Records shown:
........
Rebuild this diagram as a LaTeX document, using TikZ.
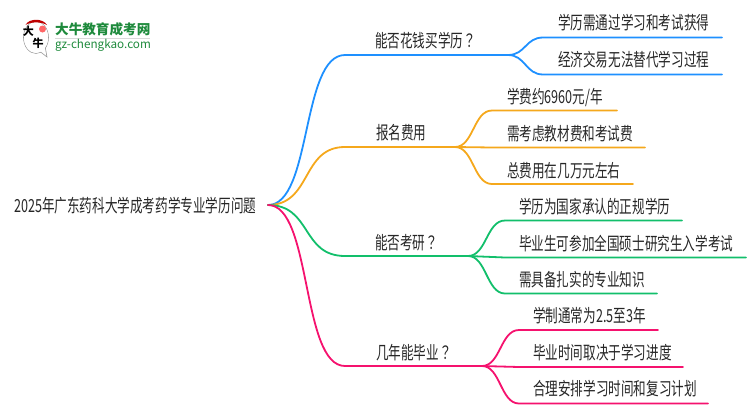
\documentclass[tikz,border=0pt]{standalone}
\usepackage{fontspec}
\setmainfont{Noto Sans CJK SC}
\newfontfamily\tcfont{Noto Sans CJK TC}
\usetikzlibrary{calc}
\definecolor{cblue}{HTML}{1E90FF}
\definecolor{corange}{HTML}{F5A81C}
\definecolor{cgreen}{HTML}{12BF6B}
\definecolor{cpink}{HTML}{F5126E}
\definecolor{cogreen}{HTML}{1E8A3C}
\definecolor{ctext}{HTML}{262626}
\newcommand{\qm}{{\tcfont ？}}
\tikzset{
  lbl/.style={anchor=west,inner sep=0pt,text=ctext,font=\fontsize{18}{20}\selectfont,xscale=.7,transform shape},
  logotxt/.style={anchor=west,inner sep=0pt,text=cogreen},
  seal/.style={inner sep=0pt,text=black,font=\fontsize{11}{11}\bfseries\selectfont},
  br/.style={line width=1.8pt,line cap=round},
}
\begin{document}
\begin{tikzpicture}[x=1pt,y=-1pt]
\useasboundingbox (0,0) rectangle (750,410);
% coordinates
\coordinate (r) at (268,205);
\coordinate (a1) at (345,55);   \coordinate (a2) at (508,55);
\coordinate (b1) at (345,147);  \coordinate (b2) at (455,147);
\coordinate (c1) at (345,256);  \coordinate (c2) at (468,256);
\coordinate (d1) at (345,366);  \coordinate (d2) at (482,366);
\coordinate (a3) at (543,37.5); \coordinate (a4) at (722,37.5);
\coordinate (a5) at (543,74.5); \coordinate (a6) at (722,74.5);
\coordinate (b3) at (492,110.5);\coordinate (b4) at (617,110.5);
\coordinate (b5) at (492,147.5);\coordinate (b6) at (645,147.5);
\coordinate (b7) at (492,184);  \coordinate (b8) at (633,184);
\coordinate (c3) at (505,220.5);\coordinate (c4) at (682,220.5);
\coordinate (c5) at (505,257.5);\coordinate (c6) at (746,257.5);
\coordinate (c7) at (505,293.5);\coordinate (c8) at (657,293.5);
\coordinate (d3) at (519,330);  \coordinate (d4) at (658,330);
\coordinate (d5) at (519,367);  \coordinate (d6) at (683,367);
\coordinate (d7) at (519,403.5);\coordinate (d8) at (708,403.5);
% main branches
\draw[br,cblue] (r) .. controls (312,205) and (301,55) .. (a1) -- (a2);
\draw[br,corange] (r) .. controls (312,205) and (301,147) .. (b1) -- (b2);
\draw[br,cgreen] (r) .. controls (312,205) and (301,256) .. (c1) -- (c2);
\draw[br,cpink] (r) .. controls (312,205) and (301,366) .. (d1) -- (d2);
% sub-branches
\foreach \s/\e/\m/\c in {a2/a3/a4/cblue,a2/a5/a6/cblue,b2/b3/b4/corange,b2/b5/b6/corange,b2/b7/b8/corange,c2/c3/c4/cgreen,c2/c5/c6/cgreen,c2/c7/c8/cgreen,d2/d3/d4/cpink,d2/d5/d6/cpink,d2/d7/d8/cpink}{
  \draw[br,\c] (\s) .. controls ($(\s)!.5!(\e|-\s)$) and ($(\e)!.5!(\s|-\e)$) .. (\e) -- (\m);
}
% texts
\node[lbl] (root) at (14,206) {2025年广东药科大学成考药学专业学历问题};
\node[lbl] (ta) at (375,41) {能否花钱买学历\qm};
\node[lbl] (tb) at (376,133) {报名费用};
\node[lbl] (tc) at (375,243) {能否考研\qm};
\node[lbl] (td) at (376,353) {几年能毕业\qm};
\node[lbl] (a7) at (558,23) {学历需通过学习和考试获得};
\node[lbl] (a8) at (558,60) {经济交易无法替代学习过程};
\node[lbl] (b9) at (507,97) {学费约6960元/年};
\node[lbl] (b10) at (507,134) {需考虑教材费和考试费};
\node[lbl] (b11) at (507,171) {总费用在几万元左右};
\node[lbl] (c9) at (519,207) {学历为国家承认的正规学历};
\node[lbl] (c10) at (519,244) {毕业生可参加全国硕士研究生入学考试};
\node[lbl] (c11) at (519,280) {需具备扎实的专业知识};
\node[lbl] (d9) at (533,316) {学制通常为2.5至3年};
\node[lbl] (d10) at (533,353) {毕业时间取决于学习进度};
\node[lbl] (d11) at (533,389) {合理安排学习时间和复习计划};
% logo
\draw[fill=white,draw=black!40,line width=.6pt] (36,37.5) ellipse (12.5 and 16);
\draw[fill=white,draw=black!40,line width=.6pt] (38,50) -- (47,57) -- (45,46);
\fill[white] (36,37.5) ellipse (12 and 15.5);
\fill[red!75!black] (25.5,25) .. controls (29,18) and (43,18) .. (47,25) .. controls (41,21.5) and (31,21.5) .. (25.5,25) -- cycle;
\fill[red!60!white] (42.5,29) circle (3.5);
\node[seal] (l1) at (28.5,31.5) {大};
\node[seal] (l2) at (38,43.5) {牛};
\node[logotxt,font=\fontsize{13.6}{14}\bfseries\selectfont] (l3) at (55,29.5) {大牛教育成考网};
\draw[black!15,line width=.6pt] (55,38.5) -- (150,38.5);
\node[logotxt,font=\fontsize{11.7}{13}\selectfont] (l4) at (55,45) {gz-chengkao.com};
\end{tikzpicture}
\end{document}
........
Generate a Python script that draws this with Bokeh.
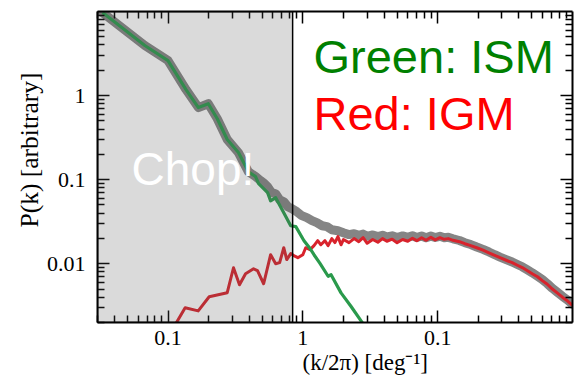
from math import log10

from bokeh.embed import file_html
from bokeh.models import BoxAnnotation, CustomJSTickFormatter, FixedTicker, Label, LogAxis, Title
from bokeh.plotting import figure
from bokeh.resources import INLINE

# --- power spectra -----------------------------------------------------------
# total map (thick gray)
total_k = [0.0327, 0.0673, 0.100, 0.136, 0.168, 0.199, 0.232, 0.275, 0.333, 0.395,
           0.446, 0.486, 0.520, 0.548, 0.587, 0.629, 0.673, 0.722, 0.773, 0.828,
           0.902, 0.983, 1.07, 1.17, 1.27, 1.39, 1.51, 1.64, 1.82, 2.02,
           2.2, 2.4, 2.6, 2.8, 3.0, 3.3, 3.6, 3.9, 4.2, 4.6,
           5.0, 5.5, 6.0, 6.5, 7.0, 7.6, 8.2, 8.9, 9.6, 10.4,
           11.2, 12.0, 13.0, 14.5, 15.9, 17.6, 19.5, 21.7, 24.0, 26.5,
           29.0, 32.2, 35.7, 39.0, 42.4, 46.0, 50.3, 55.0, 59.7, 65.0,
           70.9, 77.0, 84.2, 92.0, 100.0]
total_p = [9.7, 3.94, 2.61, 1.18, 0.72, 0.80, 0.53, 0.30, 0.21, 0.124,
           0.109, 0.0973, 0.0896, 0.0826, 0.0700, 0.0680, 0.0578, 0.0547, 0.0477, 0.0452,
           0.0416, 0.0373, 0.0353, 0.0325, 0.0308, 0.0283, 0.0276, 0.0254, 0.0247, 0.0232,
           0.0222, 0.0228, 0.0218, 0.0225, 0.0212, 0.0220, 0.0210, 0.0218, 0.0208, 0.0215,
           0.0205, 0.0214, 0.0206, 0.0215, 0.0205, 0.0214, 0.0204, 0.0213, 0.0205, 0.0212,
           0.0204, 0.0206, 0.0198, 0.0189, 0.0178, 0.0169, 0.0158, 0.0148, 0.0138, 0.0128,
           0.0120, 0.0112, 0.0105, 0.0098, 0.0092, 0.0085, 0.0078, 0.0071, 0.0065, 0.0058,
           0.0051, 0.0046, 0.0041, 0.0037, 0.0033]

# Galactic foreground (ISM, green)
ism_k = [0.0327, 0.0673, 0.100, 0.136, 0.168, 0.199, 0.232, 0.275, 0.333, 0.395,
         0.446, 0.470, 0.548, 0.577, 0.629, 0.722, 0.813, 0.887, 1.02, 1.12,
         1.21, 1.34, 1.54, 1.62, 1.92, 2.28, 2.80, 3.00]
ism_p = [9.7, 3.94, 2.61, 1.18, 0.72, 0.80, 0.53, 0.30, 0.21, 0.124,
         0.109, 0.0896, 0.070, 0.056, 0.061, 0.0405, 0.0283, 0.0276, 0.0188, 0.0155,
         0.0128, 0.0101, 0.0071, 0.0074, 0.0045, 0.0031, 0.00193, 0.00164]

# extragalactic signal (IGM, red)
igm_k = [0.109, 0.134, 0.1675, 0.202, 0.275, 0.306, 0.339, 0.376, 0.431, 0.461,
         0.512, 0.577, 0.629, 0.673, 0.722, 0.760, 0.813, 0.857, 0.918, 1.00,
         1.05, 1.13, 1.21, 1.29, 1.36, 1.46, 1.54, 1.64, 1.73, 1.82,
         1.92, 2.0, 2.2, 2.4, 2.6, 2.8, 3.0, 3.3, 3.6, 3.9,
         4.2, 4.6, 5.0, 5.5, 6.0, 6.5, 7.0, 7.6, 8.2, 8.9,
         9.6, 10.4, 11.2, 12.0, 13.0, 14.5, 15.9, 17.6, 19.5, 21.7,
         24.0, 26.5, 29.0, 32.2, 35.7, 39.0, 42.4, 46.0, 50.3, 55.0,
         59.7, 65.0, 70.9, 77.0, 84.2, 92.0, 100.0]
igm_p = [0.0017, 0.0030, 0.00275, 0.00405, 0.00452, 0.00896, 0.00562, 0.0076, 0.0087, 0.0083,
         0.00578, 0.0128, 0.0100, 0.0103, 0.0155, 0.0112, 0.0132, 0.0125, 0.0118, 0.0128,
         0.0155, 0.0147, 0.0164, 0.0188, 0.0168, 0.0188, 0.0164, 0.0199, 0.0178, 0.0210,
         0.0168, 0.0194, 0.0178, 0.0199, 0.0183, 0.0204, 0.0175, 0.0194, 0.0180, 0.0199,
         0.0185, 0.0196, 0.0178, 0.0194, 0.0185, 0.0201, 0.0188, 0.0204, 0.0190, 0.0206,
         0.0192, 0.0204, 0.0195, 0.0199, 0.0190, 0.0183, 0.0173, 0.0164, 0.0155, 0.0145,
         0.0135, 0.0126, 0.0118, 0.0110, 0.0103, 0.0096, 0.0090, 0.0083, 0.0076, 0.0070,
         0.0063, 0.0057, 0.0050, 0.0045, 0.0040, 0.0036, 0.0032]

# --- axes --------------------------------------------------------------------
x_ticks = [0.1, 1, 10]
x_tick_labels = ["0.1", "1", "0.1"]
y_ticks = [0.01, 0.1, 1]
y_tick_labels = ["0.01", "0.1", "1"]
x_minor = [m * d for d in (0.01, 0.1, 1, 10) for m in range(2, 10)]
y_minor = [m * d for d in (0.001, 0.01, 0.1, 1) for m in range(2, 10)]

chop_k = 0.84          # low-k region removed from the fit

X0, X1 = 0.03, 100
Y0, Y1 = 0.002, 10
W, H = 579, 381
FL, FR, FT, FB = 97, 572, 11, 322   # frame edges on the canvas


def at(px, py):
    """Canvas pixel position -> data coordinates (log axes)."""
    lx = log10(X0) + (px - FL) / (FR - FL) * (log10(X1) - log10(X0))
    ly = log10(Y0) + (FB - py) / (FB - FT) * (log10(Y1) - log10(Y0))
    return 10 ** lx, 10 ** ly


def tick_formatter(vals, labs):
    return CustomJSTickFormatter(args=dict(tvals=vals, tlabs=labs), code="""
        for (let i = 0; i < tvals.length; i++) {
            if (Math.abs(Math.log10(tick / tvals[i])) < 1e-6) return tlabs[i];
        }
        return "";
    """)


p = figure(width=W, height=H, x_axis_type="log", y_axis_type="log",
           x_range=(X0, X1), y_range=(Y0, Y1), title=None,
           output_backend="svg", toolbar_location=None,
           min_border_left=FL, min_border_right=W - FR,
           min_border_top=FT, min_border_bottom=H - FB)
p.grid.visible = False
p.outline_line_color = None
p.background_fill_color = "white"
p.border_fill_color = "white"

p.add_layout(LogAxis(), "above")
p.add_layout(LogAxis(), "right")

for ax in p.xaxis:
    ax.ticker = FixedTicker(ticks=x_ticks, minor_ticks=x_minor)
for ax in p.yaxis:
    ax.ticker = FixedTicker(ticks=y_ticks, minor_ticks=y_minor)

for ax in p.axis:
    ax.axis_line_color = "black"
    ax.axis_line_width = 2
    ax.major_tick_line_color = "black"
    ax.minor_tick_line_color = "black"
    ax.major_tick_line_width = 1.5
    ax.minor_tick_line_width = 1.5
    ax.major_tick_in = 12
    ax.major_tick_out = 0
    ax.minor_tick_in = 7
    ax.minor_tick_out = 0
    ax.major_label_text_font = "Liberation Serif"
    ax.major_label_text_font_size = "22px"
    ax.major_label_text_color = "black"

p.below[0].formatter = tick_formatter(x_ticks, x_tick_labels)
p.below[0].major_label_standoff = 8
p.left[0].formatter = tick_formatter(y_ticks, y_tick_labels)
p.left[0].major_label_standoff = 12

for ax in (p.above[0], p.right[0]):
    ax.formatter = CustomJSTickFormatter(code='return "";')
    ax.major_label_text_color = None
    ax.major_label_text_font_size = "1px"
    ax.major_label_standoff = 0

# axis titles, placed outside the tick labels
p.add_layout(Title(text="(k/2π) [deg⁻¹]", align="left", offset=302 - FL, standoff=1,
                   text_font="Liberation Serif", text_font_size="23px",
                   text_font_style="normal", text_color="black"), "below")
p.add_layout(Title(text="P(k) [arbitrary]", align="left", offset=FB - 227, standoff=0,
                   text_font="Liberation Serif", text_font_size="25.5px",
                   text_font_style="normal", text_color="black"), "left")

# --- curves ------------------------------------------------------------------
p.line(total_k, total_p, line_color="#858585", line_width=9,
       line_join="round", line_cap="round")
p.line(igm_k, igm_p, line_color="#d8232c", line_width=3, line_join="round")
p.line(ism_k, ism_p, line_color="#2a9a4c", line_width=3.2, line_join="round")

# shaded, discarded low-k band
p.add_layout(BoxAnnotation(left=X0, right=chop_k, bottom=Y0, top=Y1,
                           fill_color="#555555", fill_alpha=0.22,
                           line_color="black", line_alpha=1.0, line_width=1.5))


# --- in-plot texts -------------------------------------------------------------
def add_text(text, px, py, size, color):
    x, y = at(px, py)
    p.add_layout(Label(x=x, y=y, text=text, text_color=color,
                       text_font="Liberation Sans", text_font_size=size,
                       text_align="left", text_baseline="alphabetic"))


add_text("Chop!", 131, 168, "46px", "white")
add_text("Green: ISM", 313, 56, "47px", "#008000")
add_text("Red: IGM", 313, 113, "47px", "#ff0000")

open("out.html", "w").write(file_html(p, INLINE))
........
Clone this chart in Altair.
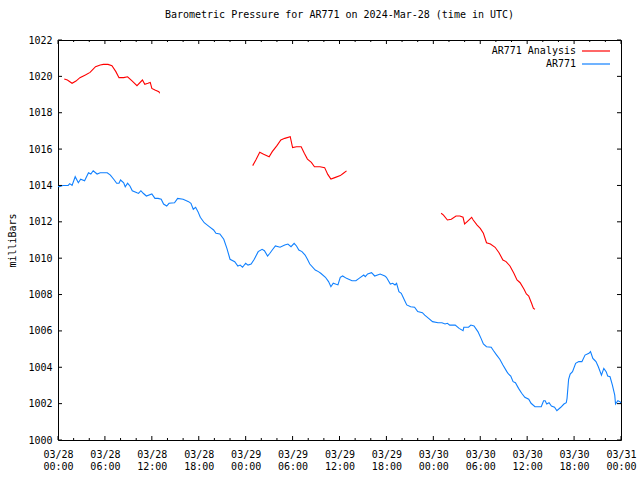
........
Prompt: Write out the lines beginning with the one that contains "Generate a Python" and ending with the one that contains "from bokeh.resources import INLINE", exactly as given. Leave pictures out.

Task result:
Generate a Python script that draws this with Bokeh.
from math import log10

from bokeh.embed import file_html
from bokeh.models import BoxAnnotation, CustomJSTickFormatter, FixedTicker, Label, LogAxis, Title
from bokeh.plotting import figure
from bokeh.resources import INLINE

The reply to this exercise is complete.